The Daily Telegraph has found that lotteries and fair banding are in widespread use across the country. At least one of the methods is being used by state secondary schools in a quarter of the 150 council areas with responsibility for education across England. This means that up to 150,000 pupils applying for places this year could effectively have their futures decided "by the roll of a dice". Critics said that the methods amounted to social engineering and threatened misery for many middle-class families. Children can be forced to travel several miles every day after being turned down by their local school.

Michael Gove, the shadow schools secretary, said the Tories would prevent local authorities from enforcing lotteries in future, calling them an "unsatisfactory" way of assigning places. "The real problem is the lack of good schools," he said. "Far too many parents are denied a chance to educate their children in high quality schools."

Robert McCartney, the head of the National Grammar Schools Association, said: "There is something mildly offensive about a child's future being decided by nothing more than the roll of a dice." Margaret Morrissey, of the campaign group Parents Outloud, said the increasing use of lotteries was evidence that the Government was going back on its pledge to offer parents more choice.
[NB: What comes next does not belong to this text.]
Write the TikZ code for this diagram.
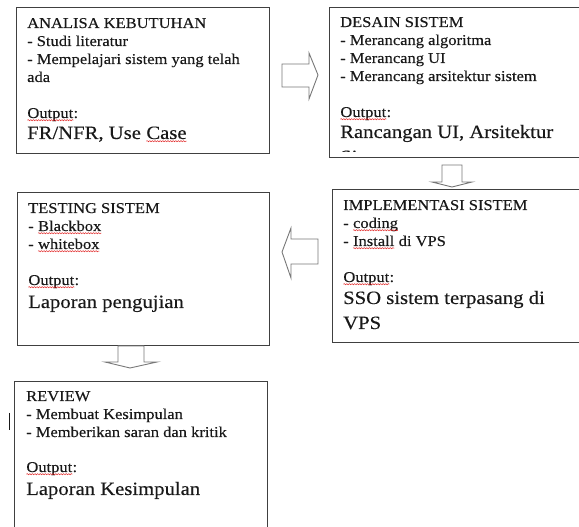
\documentclass[tikz,border=0pt]{standalone}
\usepackage{fontspec}
\setmainfont{Liberation Serif}[FakeStretch=1.1,FakeBold=0.3]
\usetikzlibrary{decorations.pathmorphing}
\definecolor{figline}{RGB}{64,64,64}
\definecolor{figarrow}{RGB}{120,120,120}
\definecolor{figtext}{RGB}{25,25,25}
\definecolor{figwave}{RGB}{225,40,40}
\tikzset{
  box/.style   ={draw=figline, line width=1pt, anchor=north west, inner sep=0pt},
  barrow/.style={draw=figarrow, fill=white, line width=0.9pt, line join=miter},
  txt/.style   ={font=\fontsize{15}{18}\selectfont, text=figtext, anchor=base west, inner sep=0pt},
  big/.style   ={font=\fontsize{18.8}{25}\selectfont, text=figtext, anchor=base west, inner sep=0pt},
  sqline/.style={draw=figwave, line width=0.5pt, decorate, decoration={snake, amplitude=0.6pt, segment length=2.6pt}},
}
\newcommand{\sq}[1]{\tikz[baseline=(sqw.base)]{\node[inner sep=0pt,outer sep=0pt] (sqw) {#1};
  \draw[sqline] ([yshift=-2.2pt]sqw.base west) -- ([yshift=-2.2pt]sqw.base east);}}

\begin{document}
\begin{tikzpicture}[x=1pt,y=1pt]
  \useasboundingbox (0,0) rectangle (579,527);
  \clip (0,0) rectangle (579,527);
  % boxes
  \node[box, minimum width=253pt, minimum height=146pt] (analisa) at (16,520) {};
  \node[box, minimum width=260pt, minimum height=150pt] (desain) at (329,520) {};
  \node[box, minimum width=260pt, minimum height=153pt] (implementasi) at (332,338) {};
  \node[box, minimum width=252pt, minimum height=153pt] (testing) at (17,335) {};
  \node[box, minimum width=253pt, minimum height=160pt] (review) at (14,146) {};
  % block arrows
  \draw[barrow] (282,463) -- (309,463) -- (309,474) -- (318,452) -- (309,428) -- (309,440) -- (282,440) -- cycle;
  \draw[barrow] (442,362) -- (462,362) -- (462,345) -- (472,345) -- (452,340) -- (432,345) -- (442,345) -- cycle;
  \draw[barrow] (318,288) -- (291,288) -- (291,299) -- (282,275) -- (291,249) -- (291,263) -- (318,263) -- cycle;
  \draw[barrow] (118,181) -- (144,181) -- (144,165) -- (157,165) -- (130,159) -- (105,165) -- (118,165) -- cycle;
  % analisa kebutuhan
  \node[txt] (an1) at (27,499) {ANALISA KEBUTUHAN};
  \node[txt] (an2) at (27,481) {- Studi literatur};
  \node[txt] (an3) at (27,463) {- Mempelajari sistem yang telah};
  \node[txt] (an4) at (27,445) {ada};
  \node[txt] (an5) at (27,409) {\sq{Output}:};
  \node[big] (an6) at (27,388) {FR/NFR, Use \sq{Case}};
  % desain sistem
  \node[txt] (de1) at (340,500) {DESAIN SISTEM};
  \node[txt] (de2) at (340,482) {- Merancang algoritma};
  \node[txt] (de3) at (340,464) {- Merancang UI};
  \node[txt] (de4) at (340,446) {- Merancang arsitektur sistem};
  \node[txt] (de5) at (340,410) {\sq{Output}:};
  \begin{scope}
  \clip (329,520) rectangle (579,375.5);
  \node[big] (de6) at (340,389) {Rancangan UI, Arsitektur};
  \node[big] (de7) at (340,364) {Sistem};
  \end{scope}
  % implementasi sistem
  \node[txt] (im1) at (343,317) {IMPLEMENTASI SISTEM};
  \node[txt] (im2) at (343,299) {- \sq{coding}};
  \node[txt] (im3) at (343,281) {- \sq{Install} di VPS};
  \node[txt] (im4) at (343,245) {\sq{Output}:};
  \node[big] (im5) at (343,223) {SSO sistem terpasang di};
  \node[big] (im6) at (343,198) {VPS};
  % testing sistem
  \node[txt] (te1) at (28,314) {TESTING SISTEM};
  \node[txt] (te2) at (28,296) {- \sq{Blackbox}};
  \node[txt] (te3) at (28,278) {- \sq{whitebox}};
  \node[txt] (te4) at (28,242) {\sq{Output}:};
  \node[big] (te5) at (28,219) {Laporan pengujian};
  % review
  \node[txt] (re1) at (26,126) {REVIEW};
  \node[txt] (re2) at (26,108) {- Membuat Kesimpulan};
  \node[txt] (re3) at (26,90) {- Memberikan saran dan kritik};
  \node[txt] (re4) at (26,55) {\sq{Output}:};
  \node[big] (re5) at (26,32) {Laporan Kesimpulan};
  % text cursor
  \draw[figtext, line width=0.8pt] (9,114) -- (9,97);
\end{tikzpicture}
\end{document}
The Daily Telegraph surveyed all 150 councils in England with responsibility for education. Of the 135 that responded, 25 said that some secondary schools in their area were using lotteries to assign places this year, while 22 said some of their schools were using "fair banding" to deal with oversubscription. Some council areas had schools using both methods, meaning that in total 37 councils had schools using at least one of them.

Juliette McCaffrey, a Labour councillor who was removed from Brighton & Hove council committee because of her opposition to lotteries, said they had failed to bring about the cultural diversity that their proponents promised. "If you look at the free meals statistics it didn't change the social make-up of the schools. It didn't benefit the people with lower educational aspirations – all it did was force some middle-class families to send their children to schools miles away."

Approximately 600,000 children are applying for places this September, and will find out in a fortnight if they have a place at their chosen school. Mark Willimott, a senior assistant principal at Brooke Weston Academy in Corby, Northamptonshire, which adopted random allocation last year, said: "It's the only way of giving every child a fair chance. If you are just going to draw a straight line from the school you are going to get the problem of rich parents buying houses on the local estate and sending up house prices."

A spokesman for the Department for Children, Schools and Families said that random allocation and fair banding were options open to schools to ensure fair admissions.


University policy goes full circle in Britain

The former polytechnics are to take back much of their previous role of providing adult education and vocational degrees rather than trying to ape leading academic institutions under reforms being drawn up by John Denham, the universities secretary. The change will mark a shift in policy for the government, which for years has tried to promote the research credentials of “new” universities alongside those of traditional institutions. It follows the eruption of “class war” between vice-chancellors this year over how to share 1.5 billion pounds of research funding. Universities created since 1992 claim they are entitled to a far higher share than in the past.

In an interview with The Sunday Times, Denham also signalled an easing of Labour attacks on Oxbridge “elitism” long pursued by ministers including Gordon Brown. Denham instead wants to encourage the emergence of an elite including Oxford, Cambridge and a handful of others. These would receive most research funding, although “pockets of excellence” in the post1992 group would also get a fair share. Denham will launch a strategy for higher education this summer and will give indications of its direction in a speech this week.

The concrete changes will include a fresh form of vocational degree. This will be offered mainly by new universities and will benefit teenagers who take specified vocational qualifications rather than A-levels. For example, those serving apprenticeships in hotels and restaurants could earn degrees in hotel management, while those with vocational qualifications in building could study part-time for a degree in construction while working on site. “I want to nurture the different parts of the system,” said Denham. “[For example] research-intensive universities and the ones who do most for part-time and adult education.” He added: “The truth is that a classics degree at a traditional university is not the same as a degree in mining and engineering at another.”

Denham has told friends that a country this size can probably support no more than five to 10 universities as an equivalent to America’s Ivy League. His remarks will come as a relief to leading universities. Labour has been putting them under relentless pressure to increase the proportion of students they admit from poorer backgrounds.

Denham, who attended a comprehensive in Lyme Regis, Dorset, and Southampton University, acknowledged that post1992 institutions must take the lead in bringing more working-class pupils into higher education. “Institutions that take most of the students who would not traditionally have gone to university are in a different position from those that are most research-intensive and selective,” he said. “We are not expecting those places to be the major places for widening participation.” He added: “We can’t expect universities to put right the whole welter of social disadvantage, low aspirations, lack of tradition of going to higher education.” The minister does, however, believe leading universities should put strenuous efforts into encouraging more applications from the 10,000 or so highly able teenagers from poorer families who never even apply “perhaps because nobody inspired them”.

Denham’s approach is likely to anger vice-chancellors of former polytechnics and dozens of other institutions that have been turned into universities in the past 16 years. Last week Malcolm Mc-Vicar, vice-chancellor of the University of Central Lancashire, warned that dividing institutions by role was “outdated” and could “lead to a row that will make the 2005 fees row look like a Sunday afternoon tea party”.